In the end, Obama’s strategy was successful but it came at a cost. “Everyone’s going to have to come to the table in the spirit of getting things done, but on this issue of particularly the fiscal cliff — presidents always say, ‘I have a mandate'; that's a foolish word and generally untrue,” Axelrod told MSNBC’s "Morning Joe" on Thursday.”
“Mandate” isn’t a foolish word and it has had significant impact in the past. Ronald Reagan’s landslide win in 1980 gave him the moral authority to get the Democratic House of Representative to pass his tax cuts. Without his enormous win, he couldn’t have done that. Republicans landslide win in 1994 gave them a mandate to force President Clinton into welfare reform and balanced budgets. LBJ certainly got an enormous push from his defeat of Goldwater to pass the “War on Poverty.” Axelrod knows mandates matter. He simply knows Obama doesn’t have one. Obama won by persuading people to “like” him for four more years. He didn’t win because his policies have worked or his plans have promise.

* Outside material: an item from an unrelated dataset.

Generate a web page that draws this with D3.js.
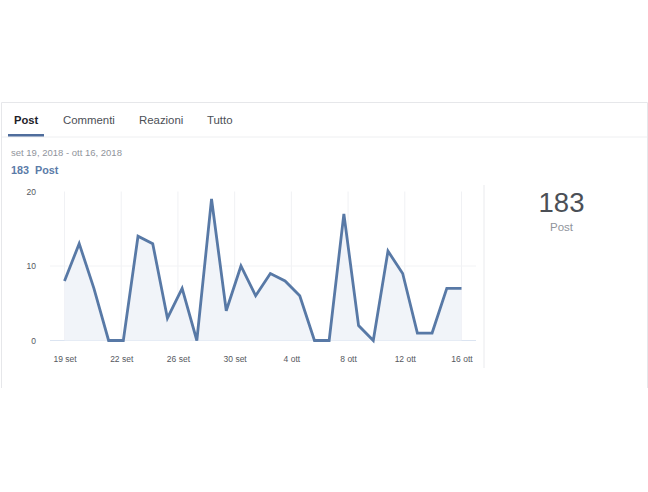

In fact, the exit polls reported voters are on the flip side from Obama on the role of government in society. While 51% thinks government does too much, only 43% think it doesn’t do enough and 52% think the US is on the wrong track while 46% think it’s on the right track. That is exactly opposite Obama’s governing philosophy.
We have to keep this in mind as this administration tries to bully us into these destructive ideas. Obama’s last moments on the campaign trail with a half empty stadium and ever smaller crowds must have worried him. There was no way to know his “friends” would show up. Just enough did that Obama’s numbers squeezed by in winning margins in the needed areas. While his electoral votes don’t seem to have diminished much, his popular vote isn’t impressive or persuasive. Obama got voters to “like” him, but not necessarily to agree with him. Before the conservative movement loses its head, let’s keep that in mind.